Japan’s Hayabusa2 spacecraft plans to strike the asteroid creating a crater and dislodging rocks for analysis
Japan’s Hayabusa2 spacecraft has arrived at its target asteroid, Ryugu, after a journey of nearly 2bn miles (3.2bn km), which has taken three and a half years to accomplish. The spacecraft is now tracking the 900-metre-wide asteroid, from about 12 miles above its surface. Following analysis while in orbit, Hayabusa will begin a series of touchdowns on Ryugu this autumn.
During these manoeuvres the spacecraft will collect surface samples. It will also release a German-French rover, the MASCOT, which will hop across the asteroid.

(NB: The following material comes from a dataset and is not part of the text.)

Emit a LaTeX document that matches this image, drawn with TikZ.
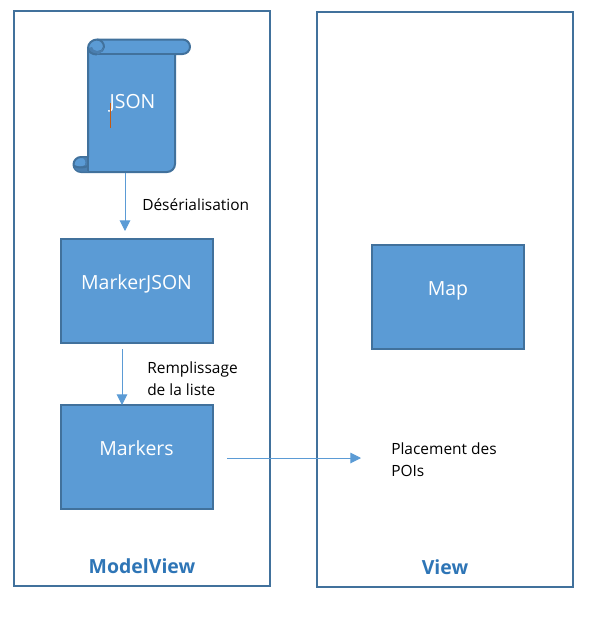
\documentclass[tikz,border=0pt]{standalone}
\usepackage{fontspec}
\setmainfont{Open Sans}
\usetikzlibrary{arrows.meta}
\definecolor{fillb}{HTML}{5B9BD5}
\definecolor{edgeb}{HTML}{41719C}
\definecolor{darkb}{HTML}{4A7EAF}
\definecolor{titleb}{HTML}{2E75B6}
\definecolor{cursor}{HTML}{C55A11}
\tikzset{
  frame/.style={draw=edgeb,line width=1.5pt,minimum width=192pt,minimum height=431.5pt,inner sep=0pt,anchor=north west},
  bluebox/.style={draw=edgeb,fill=fillb,line width=1.5pt,minimum width=114pt,minimum height=78pt,inner sep=0pt,anchor=north west},
  boxtext/.style={text=white,inner sep=0pt,font=\fontsize{14.6}{16}\selectfont},
  conn/.style={draw=fillb,line width=0.75pt,-{Triangle[length=8pt,width=8pt]}},
  lab/.style={font=\fontsize{11.6}{16.5}\selectfont,align=left,anchor=west,inner sep=0pt,text=black},
  title/.style={font=\bfseries\fontsize{14.6}{16}\selectfont,text=titleb,inner sep=0pt},
  scroll/.style={draw=edgeb,line width=1.5pt,line join=round}
}
\begin{document}
\begin{tikzpicture}[x=0.75pt,y=-0.75pt]
\useasboundingbox (0,0) rectangle (603,622);
\node[frame] (mv) at (12.7,10) {};
\node[frame] (v) at (315.7,11) {};
% scroll body
\draw[scroll,fill=fillb] (97,39.5) -- (182.5,39.5)
  .. controls (186.6,39.5) and (190,42.7) .. (190,46.75)
  .. controls (190,50.8) and (186.6,54) .. (182.5,54)
  -- (175,54) -- (175,164)
  .. controls (175,168.4) and (171.4,172) .. (167,172)
  -- (81,172)
  .. controls (76.9,172) and (73.5,168.6) .. (73.5,164.5)
  .. controls (73.5,160.4) and (76.9,157) .. (81,157)
  -- (88,157) -- (88,48)
  .. controls (88,43.3) and (92.3,39.5) .. (97,39.5) -- cycle;
% top curl
\draw[scroll] (97,39.5) .. controls (101,39.5) and (104,43) .. (104,47)
  .. controls (104,50) and (101,52) .. (98,52);
\draw[scroll] (97,54) -- (175,54);
\fill[darkb] (88,48) .. controls (88,51.8) and (92,54.5) .. (97,54.5)
  .. controls (100,54.5) and (103,51) .. (104,47)
  .. controls (102,50.5) and (99,51.5) .. (97,51)
  .. controls (94,50.5) and (92,49) .. (92,47)
  -- cycle;
\draw[scroll] (88,48) .. controls (88,51.8) and (92,54.5) .. (97,54.5);
% bottom curl
\fill[darkb] (74,165) .. controls (74,169) and (77,171.5) .. (81,171.5)
  -- (88,171.5) -- (88,157.5) -- (82,157.5)
  .. controls (85,159) and (86,161) .. (85,165)
  .. controls (82,167) and (77,167) .. (74,165) -- cycle;
\draw[scroll] (74,166) .. controls (78,168) and (83,168) .. (88,166);
\draw[scroll] (88,157) -- (88,171);
\node[boxtext] (json) at (132.5,103) {JSON};
\draw[cursor,line width=0.75pt] (110.5,103) -- (110.5,128);
\coordinate (s1) at (125,173);
\coordinate (e1) at (125,231);
\node[bluebox] (mj) at (59.7,237.7) {};
\node[boxtext] (mjt) at (136.5,284) {MarkerJSON};
\node[bluebox] (mk) at (59.7,403.7) {};
\node[boxtext] (mkt) at (136.5,448) {Markers};
\node[bluebox] (map) at (370.7,243.7) {};
\node[boxtext] (mapt) at (448,291) {Map};
\coordinate (s2) at (122,349);
\coordinate (s3) at (227,458);
\coordinate (e3) at (361,458);
\draw[conn] (s1) -- (e1);
\draw[conn] (s2) -- (122,405);
\draw[conn] (s3) -- (e3);
\node[lab] (l1) at (142,205) {Désérialisation};
\node[lab] (l2) at (147,379) {Remplissage\\de la liste};
\node[lab] (l3) at (391,460) {Placement des\\POIs};
\node[title] (t1) at (142,566) {ModelView};
\node[title] (t2) at (445,567) {View};
\end{tikzpicture}
\end{document}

Next year, Hayabusa will release a 4.4lb (2kg) projectile to strike the asteroid at just over a mile a second, forming a crater. The spacecraft will shelter from the impact on the opposite side of the asteroid, the event being recorded via a remote camera.
The images will let scientists witness crater formation firsthand, then allow the spacecraft to collect rock samples from the exposed material.
Built by the Japan Aerospace Exploration Agency (known as JAXA), Hayabusa2 was launched atop a Japanese H-2A rocket on 3 December 2014. It is the follow-up to the partially successful Hayabusa mission, which, in 2010, carried dust fragments from the asteroid Itokawa to Earth.